The odds of that happening were “close to the probability of [winning] the state lottery,” Krystkowiak said Tuesday. “That one stung a little bit."

In 2014, guard Delon Wright was trapped and the Utes failed to launch a last shot in a 61-60 defeat. And in 2017, the Utes' most recent visit, they faded at the end of an 81-75 loss as Stanford forward Reid Travis scored 26 points.

The consolation of this season’s schedule is the Utes already got Travis, now with Kentucky, out of the way. As a graduate transfer, he scored 16 points in Kentucky’s 88-61 win in December.

The Utes enter this week’s action in a four-way tie for fourth place in the Pac-12. The three teams above Utah in the standings all are in the ESPN Bracketology’s NCAA Tournament field, a step forward for the struggling conference. Joe Lunardi’s projections have Washington as a No. 9 seed, Arizona as a No. 11 seed and Arizona State as a No. 12 seed, playing a First Four game.

“Some cream is rising,” Krystkowiak said, although he views the conference as wide open with no dominant team. “Everybody’s shown their weaknesses.”

Hendrix to Fresno State

Vante Hendrix, who left Utah's program in late November, announced he will transfer to Fresno State. Hendrix presumably will be eligible in the second semester of the 2019-20 season.

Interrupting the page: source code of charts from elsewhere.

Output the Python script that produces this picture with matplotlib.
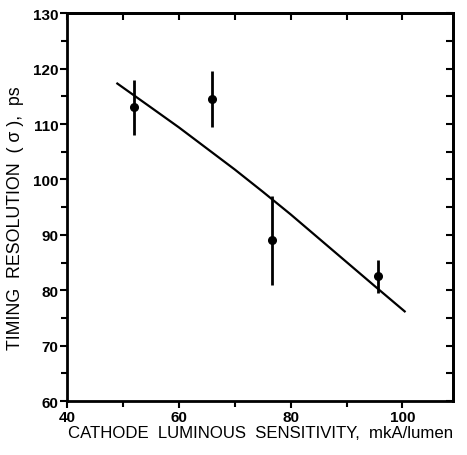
import matplotlib
matplotlib.use("Agg")
import matplotlib.pyplot as plt
from matplotlib.ticker import MultipleLocator, NullFormatter

# measured points (cathode sensitivity, timing resolution, error)
sens = [52.0, 66.0, 76.7, 95.6]
sigma = [113.0, 114.5, 89.0, 82.5]
sigma_err = [5.0, 5.0, 8.0, 3.0]

# fitted curve
fit_x = [49.0, 55.0, 60.0, 65.0, 70.0, 75.0, 80.0, 85.0, 90.0, 95.0, 100.4]
fit_y = [117.3, 113.0, 109.4, 105.6, 101.8, 97.8, 93.7, 89.4, 85.1, 80.8, 76.2]

plt.rcParams['font.family'] = ['Liberation Sans', 'DejaVu Sans']

fig = plt.figure(figsize=(4.67, 4.56), dpi=100)
ax = fig.add_axes([0.1435, 0.118, 0.826, 0.851])

ax.plot(fit_x, fit_y, color='black', linewidth=1.6)
ax.errorbar(sens, sigma, yerr=sigma_err, fmt='o', color='black',
            markersize=5.5, elinewidth=2, capsize=0)

ax.set_xlim(40, 109)
ax.set_ylim(60, 130)
ax.xaxis.set_major_locator(MultipleLocator(20))
ax.xaxis.set_minor_locator(MultipleLocator(10))
ax.yaxis.set_major_locator(MultipleLocator(10))
ax.yaxis.set_minor_locator(MultipleLocator(5))
ax.tick_params(which='both', direction='out', width=1.5, labelsize=11)
ax.tick_params(which='major', length=5, pad=1)
ax.tick_params(which='minor', length=4)
for lab in ax.get_xticklabels() + ax.get_yticklabels():
    lab.set_fontweight('bold')
for s in ax.spines.values():
    s.set_linewidth(2)

# inward ticks on the top and right sides
top = ax.secondary_xaxis('top')
top.xaxis.set_major_locator(MultipleLocator(10))
top.xaxis.set_major_formatter(NullFormatter())
top.tick_params(direction='in', length=5, width=1.5)
right = ax.secondary_yaxis('right')
right.yaxis.set_major_locator(MultipleLocator(5))
right.yaxis.set_major_formatter(NullFormatter())
right.tick_params(direction='in', length=5, width=1.5)
for sec in (top, right):
    for s in sec.spines.values():
        s.set_linewidth(2)

fig.text(0.146, 0.049, 'CATHODE  LUMINOUS  SENSITIVITY,  mkA/lumen',
         fontsize=12.1, ha='left', va='center')
fig.text(0.033, 0.522, 'TIMING  RESOLUTION  ( σ ),  ps', fontsize=12.8,
         rotation=90, ha='center', va='center')

fig.savefig('out.png', dpi=100)
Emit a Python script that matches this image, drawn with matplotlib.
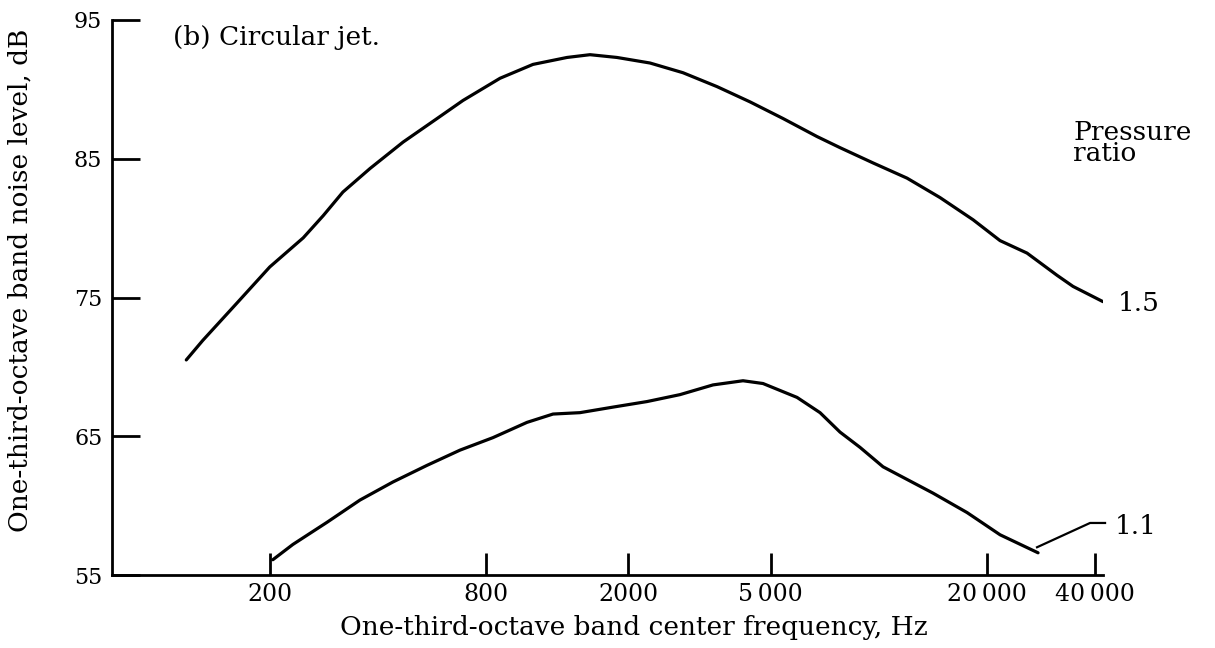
import matplotlib.pyplot as plt

# pressure ratio 1.5 (upper curve)
freq_15 = [117, 130, 162, 200, 248, 282, 320, 381, 471, 586,
           692, 878, 1085, 1350, 1565, 1861, 2301, 2844, 3538, 4374,
           5408, 6728, 7798, 9640, 12000, 14830, 18340, 21800, 25930, 31440,
           34840, 42240]
level_15 = [70.5, 71.9, 74.6, 77.2, 79.3, 80.9, 82.6, 84.3, 86.2, 87.9,
            89.2, 90.8, 91.8, 92.3, 92.5, 92.3, 91.9, 91.2, 90.2, 89.1,
            87.9, 86.6, 85.8, 84.7, 83.6, 82.2, 80.6, 79.1, 78.2, 76.6,
            75.8, 74.7]

# pressure ratio 1.1 (lower curve)
freq_11 = [204, 232, 289, 357, 441, 549, 679, 839, 1044, 1234,
           1467, 1814, 2257, 2790, 3449, 4182, 4756, 5917, 6860, 7798,
           8867, 10280, 14175, 17640, 21800, 27830]
level_11 = [56.1, 57.2, 58.8, 60.4, 61.7, 62.9, 64.0, 64.9, 66.0, 66.6,
            66.7, 67.1, 67.5, 68.0, 68.7, 69.0, 68.8, 67.8, 66.7, 65.3,
            64.2, 62.8, 60.9, 59.5, 57.9, 56.6]

x_ticks = [200, 800, 2000, 5000, 20000, 40000]
x_tick_labels = ['200', '800', '2000', '5\u2009000', '20\u2009000', '40\u2009000']
y_ticks = [55, 65, 75, 85, 95]

plt.rcParams['font.family'] = ['DejaVu Serif', 'DejaVu Sans']

fig = plt.figure(figsize=(12.15, 6.48), dpi=100)
ax = fig.add_axes([112 / 1215, 1 - 575 / 648, 991 / 1215, 555 / 648])

ax.plot(freq_15, level_15, color='black', lw=2.3, solid_capstyle='round')
ax.plot(freq_11, level_11, color='black', lw=2.3, solid_capstyle='round')

# leader line for the 1.1 label
ax.plot([27650, 38870, 42800], [57.0, 58.75, 58.75], color='black', lw=1.6,
        clip_on=False)

ax.set_xscale('log')
ax.set_xlim(72.6, 42240)
ax.set_ylim(55, 95)

ax.set_xticks(x_ticks)
ax.set_xticklabels(x_tick_labels, fontsize=17)
ax.xaxis.set_minor_locator(plt.NullLocator())
ax.set_yticks(y_ticks)
ax.set_yticklabels([str(v) for v in y_ticks], fontsize=16)

ax.tick_params(axis='y', direction='in', length=20, width=2, pad=7)
ax.tick_params(axis='x', direction='in', length=16, width=2, pad=6)

for side in ['top', 'right']:
    ax.spines[side].set_visible(False)
for side in ['left', 'bottom']:
    ax.spines[side].set_linewidth(2)

ax.set_xlabel('One-third-octave band center frequency, Hz', fontsize=19)
ax.xaxis.set_label_coords(0.5267, -0.072)
ax.set_ylabel('One-third-octave band noise level, dB', fontsize=19)
ax.yaxis.set_label_coords(-0.0807, 0.5315)

# annotations
ax.text(0.0616, 0.969, '(b) Circular jet.', transform=ax.transAxes,
        fontsize=19, va='center', ha='left')
ax.text(34840, 87.8, 'Pressure\nratio', fontsize=19, va='top', ha='left',
        linespacing=0.8, clip_on=False)
ax.text(46540, 74.6, '1.5', fontsize=19, va='center', ha='left', clip_on=False)
ax.text(45660, 58.5, '1.1', fontsize=19, va='center', ha='left', clip_on=False)

fig.savefig('out.png', dpi=100)
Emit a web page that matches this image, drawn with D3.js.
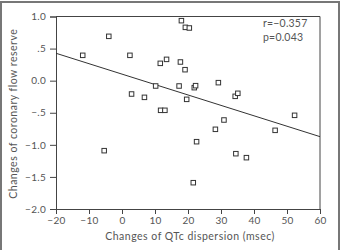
<!DOCTYPE html>
<html><head><meta charset="utf-8">
<script src="https://cdn.jsdelivr.net/npm/d3@7"></script>
<style>
html,body{margin:0;padding:0;background:#fff;}
svg{display:block;}
text{font-family:"Lato","Open Sans",sans-serif;fill:#555;}
</style></head>
<body>
<svg id="chart" width="344" height="250"></svg>
<script>
// Data
const qtcChange = [18.0,19.2,20.4,-4.0,-11.9,2.4,11.6,13.5,17.7,19.1,10.2,17.3,21.9,22.3,29.2,2.9,6.8,19.6,34.3,35.1,11.7,13.0,30.9,28.3,52.3,46.4,22.6,-5.4,34.5,37.7,21.6];
const cfrChange = [0.935,0.831,0.821,0.691,0.395,0.395,0.270,0.332,0.291,0.171,-0.083,-0.083,-0.109,-0.078,-0.031,-0.208,-0.260,-0.291,-0.244,-0.197,-0.462,-0.462,-0.613,-0.758,-0.540,-0.774,-0.951,-1.091,-1.138,-1.200,-1.590];
const xTicks = [-20,-10,0,10,20,30,40,50,60];
const yTicks = [1.0,0.5,0.0,-0.5,-1.0,-1.5,-2.0];
const yTickLabels = ["1.0",".5","0.0","\u2212.5","\u22121.0","\u22121.5","\u22122.0"];
const xTickLabels = ["\u221220","\u221210","0","10","20","30","40","50","60"];
const regIntercept = 0.102, regSlope = -0.01624;
const statsText = ["r=\u22120.357","p=0.043"];

const svg = d3.select("#chart");
const L = 56, R = 320, T = 16.5, B = 209;
const x = d3.scaleLinear().domain([-20,60]).range([L,R]);
const y = d3.scaleLinear().domain([-2,1]).range([B,T]);

// outer frame
svg.append("rect").attr("x",1).attr("y",2).attr("width",338).attr("height",260)
  .attr("fill","none").attr("stroke","#777").attr("stroke-width",2);

// plot box top/right
svg.append("line").attr("x1",L).attr("x2",R).attr("y1",T).attr("y2",T).attr("stroke","#444");
svg.append("line").attr("x1",R).attr("x2",R).attr("y1",T).attr("y2",B).attr("stroke","#444");

const xAxis = d3.axisBottom(x).tickValues(xTicks).tickSize(5).tickPadding(3)
  .tickFormat((d,i)=>xTickLabels[i]);
const gx = svg.append("g").attr("transform",`translate(0,${B})`).call(xAxis);
const yAxis = d3.axisLeft(y).tickValues(yTicks).tickSize(6).tickPadding(4)
  .tickFormat((d,i)=>yTickLabels[i]);
const gy = svg.append("g").attr("transform",`translate(${L},0)`).call(yAxis);
[gx,gy].forEach(g=>{
  g.select(".domain").attr("stroke","#444");
  g.selectAll(".tick line").attr("stroke","#444");
  g.selectAll(".tick text").attr("fill","#666").attr("font-size","10px")
    .attr("letter-spacing","0.3px")
    .attr("font-family","Lato, 'Open Sans', sans-serif");
});

// regression line
svg.append("line")
  .attr("x1",x(-20)).attr("y1",y(regIntercept+regSlope*-20))
  .attr("x2",x(60)).attr("y2",y(regIntercept+regSlope*60))
  .attr("stroke","#333").attr("stroke-width",1);

// points
const s = 4.5;
svg.append("g").selectAll("rect").data(qtcChange.map((v,i)=>[v,cfrChange[i]])).join("rect")
  .attr("x",d=>x(d[0])-s/2).attr("y",d=>y(d[1])-s/2)
  .attr("width",s).attr("height",s)
  .attr("fill","#fff").attr("stroke","#333").attr("stroke-width",1);

// stats
svg.append("g").selectAll("text").data(statsText).join("text")
  .attr("x",263).attr("y",(d,i)=>27+i*14).attr("font-size","10.5px")
  .attr("fill","#666").attr("letter-spacing","0.2px").text(d=>d);

// axis titles
svg.append("text").attr("x",(L+R)/2+2).attr("y",240).attr("text-anchor","middle")
  .attr("font-size","10.5px").attr("letter-spacing","0.5px").attr("fill","#666")
  .text("Changes of QTc dispersion (msec)");
svg.append("text").attr("transform",`translate(17,${(T+B)/2+1}) rotate(-90)`)
  .attr("text-anchor","middle").attr("font-size","10.5px").attr("letter-spacing","0.5px")
  .attr("fill","#666").text("Changes of coronary flow reserve");
</script>
</body></html>
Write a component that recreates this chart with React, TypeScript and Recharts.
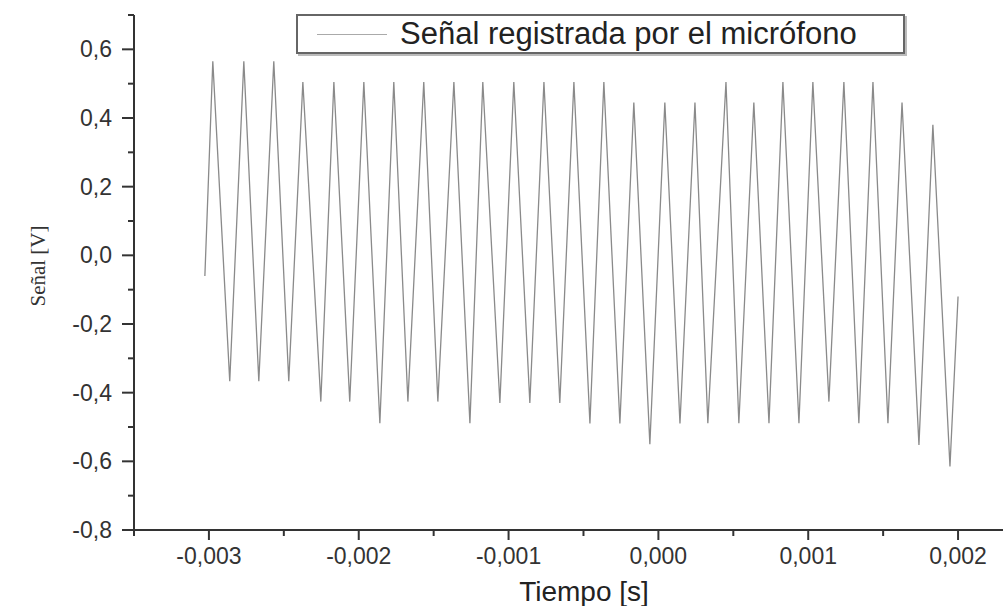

Hendrix appeared in the Utes' first four games as a redshirt freshman guard, averaging 7.8 points in 18 minutes. His tenure ended with an exchange with Krystkowiak on the sideline after he was taken out in the late stages of a loss to Hawaii in the Wooden Legacy at Fullerton, Calif., and was absent from the next two games of the tournament. He left the team the following week. The in-game incident has been described as a source as the “last straw” in a series of insubordinate actions by Hendrix, who thanked the coaching staff in his farewell message.